L’exploitation des granulats marins, source essentielle de sable pour le béton, soulève des enjeux complexes entre développement industriel et respect de l’environnement, malgré une réglementation stricte.
Une pratique encadrée mais controversée
Au large de l’île d’Oléron, le Stellamaris, le plus grand cargo-sablier français, plonge un bras articulé dans l’océan. Cette technique d’extraction de sable, majoritairement utilisée pour la fabrication de béton, est strictement encadrée en France. Cependant, son impact environnemental suscite toujours des débats. Chaque jour, durant une à quatre heures, le navire effectue des allers-retours à 40 mètres de profondeur, pompant un mélange d’eau et de sédiments dans la concession « Chassiron B », située sur 1,3 km².
« On aspire tout sur une épaisseur de 20 à 30 cm sur deux mètres de large. L’impact est limité et acceptable », précise Frédéric Suire, responsable foncier environnement de l’entreprise allemande Heidelberg Materials, l’un des principaux opérateurs de cargo-sabliers en France.
Les 4 200 tonnes de sable récoltées sont ensuite débarquées au port de La Rochelle, où elles alimentent diverses industries locales. « On répond à un besoin local, dans une zone de chalandise de 30 à 50 km autour des ports sabliers », indique Laëtitia Paporé, directrice du secteur chez Heidelberg Materials. En plus du béton, le sable est également utilisé pour le maraîchage et le rechargement des plages.
L’extraction marine représente seulement 2% des 400 à 450 millions de tonnes utilisées chaque année en France, principalement extraites de carrières terrestres et de rivières.
Une réglementation stricte mais efficace
En France, l’exploitation des granulats marins est très encadrée par des réglementations exigeantes, contrairement à d’autres régions du monde. Sur le littoral, 17 concessions sont actives, chacune bénéficiant d’autorisations d’extraction renouvelables tous les 20 à 30 ans. Ce contrôle rigoureux s’oppose à la situation d’autres pays, comme l’Asie ou l’Afrique, où des « mafias du sable » exploitent cette ressource de manière illégale et destructrice.

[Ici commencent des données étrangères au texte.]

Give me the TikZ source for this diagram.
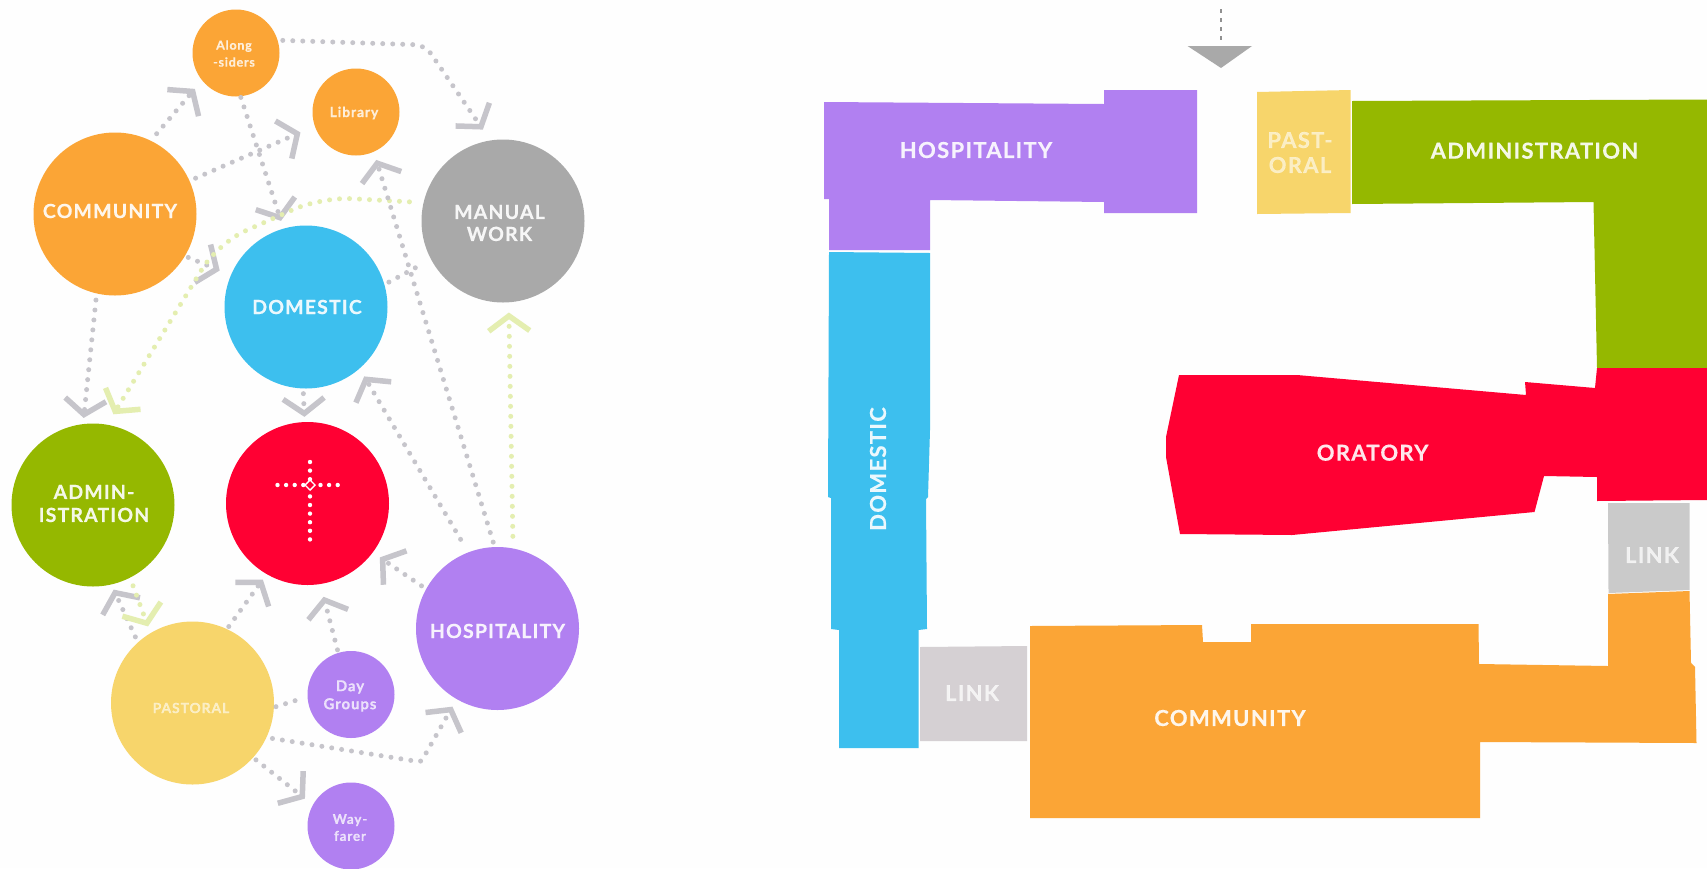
\documentclass[tikz,border=0pt]{standalone}
\usepackage{fontspec}
\setmainfont{Lato}[LetterSpace=6,BoldFeatures={FakeBold=0.4}]
\usetikzlibrary{arrows.meta}
\definecolor{cor}{HTML}{FBA536}
\definecolor{cbl}{HTML}{3DBFEE}
\definecolor{cre}{HTML}{FF0033}
\definecolor{cgn}{HTML}{95B800}
\definecolor{cgy}{HTML}{A9A9A9}
\definecolor{cpu}{HTML}{B180F1}
\definecolor{cye}{HTML}{F7D56B}
\definecolor{clk}{HTML}{D5D0D3}
\definecolor{clk2}{HTML}{CACACA}
\definecolor{cdot}{HTML}{C6C5CB}
\definecolor{cpale}{HTML}{E4EEB0}
\tikzset{
  x=1pt,y=-1pt,
  big/.style={circle,inner sep=0pt,minimum size=163pt,fill=#1},
  small/.style={circle,inner sep=0pt,minimum size=87pt,fill=#1},
  lab/.style={text=white,text opacity=.9,inner sep=0pt,align=center,font=\bfseries\fontsize{#1}{#1}\selectfont},
  conn/.style={draw=cdot,line width=5pt,line cap=round,dash pattern=on 0pt off 10pt,
    -{Straight Barb[length=15pt,width=41pt,line width=5.5pt]}},
  plain/.style={draw=cdot,line width=5pt,line cap=round,dash pattern=on 0pt off 10pt},
  pale/.style={draw=cpale},
  crossdots/.style={draw=white,line width=4.4pt,line cap=round,dash pattern=on 0pt off 8.6pt},
}
\begin{document}
\begin{tikzpicture}
\useasboundingbox (0,0) rectangle (1707,868);
\fill[white!99.5!black] (0,0) rectangle (1707,868);
% ---- bubble diagram
\node[big=cor] (com) at (115,214) {};
\node[small=cor] (alo) at (236,53) {};
\node[small=cor] (lib) at (356,112) {};
\node[big=cgy] (man) at (503,221) {};
\node[big=cbl] (dom) at (306,307) {};
\node[big=cgn] (adm) at (93,505) {};
\node[big=cre] (ora) at (307.5,503.5) {};
\node[big=cpu] (hos) at (497.5,628.5) {};
\node[big=cye] (pas) at (192.5,703) {};
\node[small=cpu] (day) at (351,694.5) {};
\node[small=cpu] (way) at (351,826) {};
% labels of the bubbles
\node[lab=19.5] (tcom) at (110,211) {COMMUNITY};
\node[lab=19.5] (tman) at (499.5,223) {MANUAL\\[2.5pt]WORK};
\node[lab=19.5] (tdom) at (307,307) {DOMESTIC};
\node[lab=19.5] (tadm) at (94,503.5) {ADMIN-\\[3.5pt]ISTRATION};
\node[lab=19.5] (thos) at (497.5,631) {HOSPITALITY};
\node[lab=14,text opacity=.6] (tpas) at (191,708) {PASTORAL};
\node[lab=12.5,text opacity=.8] (talo) at (234,53.5) {Along\\[4.5pt]-siders};
\node[lab=14,text opacity=.8] (tlib) at (354,113) {Library};
\node[lab=15,text opacity=.75] (tday) at (350,696) {Day\\[3pt]Groups};
\node[lab=13.5,text opacity=.75] (tway) at (350,827.5) {Way-\\[3.5pt]farer};
% cross
\coordinate (cn) at (310,462); \coordinate (cs) at (310,544);
\coordinate (cw) at (277.5,485); \coordinate (ce) at (344,485);
\draw[crossdots] (cn) -- (cs);
\draw[crossdots] (cw) -- (ce);
\fill[cre] (310,480) -- (315,485) -- (310,490) -- (305,485) -- cycle;
\draw[white,line width=1.4pt] (310,480) -- (315,485) -- (310,490) -- (305,485) -- cycle;
% connectors
\coordinate (b1) at (425,45);
\coordinate (b2) at (421,762);
\coordinate (g1) at (321.5,197);
\coordinate (g2) at (218,243);
\draw[conn,shorten <=9pt,shorten >=11pt] (com.64) -- (alo.219);
\draw[conn,shorten <=6.5pt,shorten >=15.5pt] (com.24) -- (lib.199.6);
\draw[conn,shorten <=3.5pt,shorten >=12pt] (com.-31) -- (dom.157);
\draw[conn,shorten <=6.5pt,shorten >=6pt] (com.-103) -- (adm.97);
\draw[conn,rounded corners=10pt,shorten <=5pt,shorten >=13pt] (alo.17.7) -- (b1) -- (man.99);
\draw[conn,shorten <=1pt,shorten >=8pt] (alo.-84) -- (dom.106);
\draw[conn,pale,rounded corners=30pt,shorten <=14pt,shorten >=12pt] (man.167) -- (g1) -- (g2) -- (adm.80);
\draw[conn,shorten <=5pt,shorten >=5pt] (dom.-92) -- (ora.92);
\draw[conn,shorten <=5pt,shorten >=8.4pt] (hos.92) -- (lib.-66);
\draw[conn,shorten <=15pt,shorten >=9pt] (hos.111) -- (dom.-49);
\draw[conn,pale,shorten <=12pt,shorten >=10pt] (hos.79) -- (man.-86);
\draw[plain,shorten <=5pt,shorten >=8pt] (dom.16) -- (man.208);
\draw[conn,shorten <=5.5pt,shorten >=8.5pt] (hos.151.5) -- (ora.-37);
\draw[conn,shorten <=6pt,shorten >=5.5pt] (pas.132) -- (adm.-77);
\draw[conn,pale,shorten <=8.5pt,shorten >=7pt] (adm.-63) -- (pas.121);
\draw[conn,shorten <=3pt,shorten >=6.5pt] (pas.65) -- (ora.240);
\draw[conn,shorten <=3pt,shorten >=13pt] (day.107.5) -- (ora.-81.5);
\draw[plain,shorten <=2pt,shorten >=5.5pt] (pas.-3) -- (day.183);
\draw[conn,rounded corners=3pt,shorten <=6pt,shorten >=8.5pt] (pas.-25) -- (b2) -- (hos.240.7);
\draw[conn,shorten <=3.5pt,shorten >=10pt] (pas.-42) -- (way.151);
% ---- plan
\coordinate (ent) at (1221,9);
\coordinate (tri) at (1221,42);
\draw[cgy!85!black,line width=2.6pt,dash pattern=on 3.5pt off 5.5pt] (ent) -- (tri);
\fill[cgy] (1187.5,46) -- (1252,46) -- (1221,68) -- cycle;
\fill[cpu] (824,102) -- (1104,104) -- (1104,90) -- (1197,90) -- (1197,213) -- (1104,213) -- (1104,202) -- (930,200) -- (930,250) -- (829,250) -- (829,199) -- (824,199) -- cycle;
\fill[cye] (1257,92) -- (1350.6,90) -- (1350.6,213) -- (1257,214) -- cycle;
\fill[cgn] (1352,101) -- (1707,99.5) -- (1707,368) -- (1597,368) -- (1593.5,202) -- (1352,204) -- cycle;
\fill[cre] (1179,375) -- (1297,375) -- (1526,395) -- (1525,382) -- (1595,388) -- (1597,368) -- (1707,368) -- (1707,500) -- (1597,501) -- (1597,477) -- (1544,476) -- (1534.5,512) -- (1292,535) -- (1180,534) -- (1166,457) -- (1166,437) -- cycle;
\fill[cbl] (829,252) -- (930,253) -- (930,430) -- (928,497) -- (926,499) -- (927,629) -- (918.5,630) -- (918.5,748) -- (839,748) -- (839,630) -- (831,629) -- (831,498) -- (828,497) -- cycle;
\fill[clk] (920,647) -- (1027,646) -- (1027,741) -- (920,741) -- cycle;
\fill[cor] (1030,626) -- (1202,625) -- (1203,642) -- (1251,642) -- (1251,624) -- (1478.5,624) -- (1479,664) -- (1608,666) -- (1608,594) -- (1689.5,591) -- (1691,663) -- (1695,667) -- (1696.5,743) -- (1480,742) -- (1480,818) -- (1030,818) -- cycle;
\fill[clk2] (1608,503) -- (1689.5,503) -- (1689.5,590) -- (1608.5,593) -- cycle;
% labels of the plan
\node[lab=22] (phos) at (976,150) {HOSPITALITY};
\node[lab=22,text opacity=.6] (ppas) at (1300,152.5) {PAST-\\[3pt]ORAL};
\node[lab=22] (padm) at (1534.5,150.7) {ADMINISTRATION};
\node[lab=22] (pora) at (1372.6,452.7) {ORATORY};
\node[lab=22] (pcom) at (1230,718) {COMMUNITY};
\node[lab=22,text opacity=.75] (plk1) at (972,693) {LINK};
\node[lab=22,text opacity=.75] (plk2) at (1652,555) {LINK};
\node[lab=22,rotate=90] (pdom) at (878,469) {DOMESTIC};
\end{tikzpicture}
\end{document}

« Des études d’impact sont obligatoires tous les trois à cinq ans », explique Frédéric Suire. Ces études permettent d’évaluer précisément les conséquences environnementales de l’extraction et de mettre en place des mesures correctives si nécessaire. En parallèle, les premières études de l’Union nationale des producteurs de granulats (UNPG) montrent une « explosion du retour de la faune et de la flore 10 ans après » la fermeture d’une concession en baie de Seine.
Les dangers de l’exploitation mondiale
La consommation mondiale de granulats a explosé, atteignant les 50 milliards de tonnes par an, soit trois fois plus que l’ensemble des sédiments transportés par les fleuves. Une demande qui met la pression sur les écosystèmes marins, comme le souligne le chercheur en géologie marine Éric Chaumillon : « Il faut des dizaines, voire des centaines de milliers d’années pour produire des grains de sable ». L’extraction représente ainsi un défi majeur pour la préservation des océans et des espèces marines.
Frédéric Suire rassure cependant sur la gestion raisonnée de cette ressource en mer. « La réserve est gigantesque mais on n’exploite jamais plus que nécessaire », assure-t-il. En France, cette approche permet de limiter les effets néfastes sur les milieux marins, comme le prouve l’étude de Laure Simplet, géologue à l’Ifremer. Aucune « détérioration du trait de côte » n’a été observée sur les sites étudiés en partenariat avec le Cerema.
La contestation des projets locaux
Malgré ces garanties, l’exploitation des granulats marins est loin de faire l’unanimité. Plusieurs projets ont été abandonnés sous la pression d’opposants, comme celui de la baie de Lannion (Côtes-d’Armor) en 2022 ou sur le banc du Matelier (Charente-Maritime) en 2019. Plus récemment, la prolongation de l’exploitation du gisement marin du Platin de Grave, au large de la Gironde, a été validée en avril 2023 malgré l’opposition de certains scientifiques et organismes de protection de la biodiversité.
Daniel Delestre, président de l’association Sepanso, dénonce cette décision, qualifiant l’exploitation de « non-sens écologique » dans un estuaire déjà fragilisé. « Des espèces de poissons comme le maigre, l’alose et l’esturgeon européen sont menacées », alerte-t-il, soulignant les dangers de cette activité pour les écosystèmes marins locaux.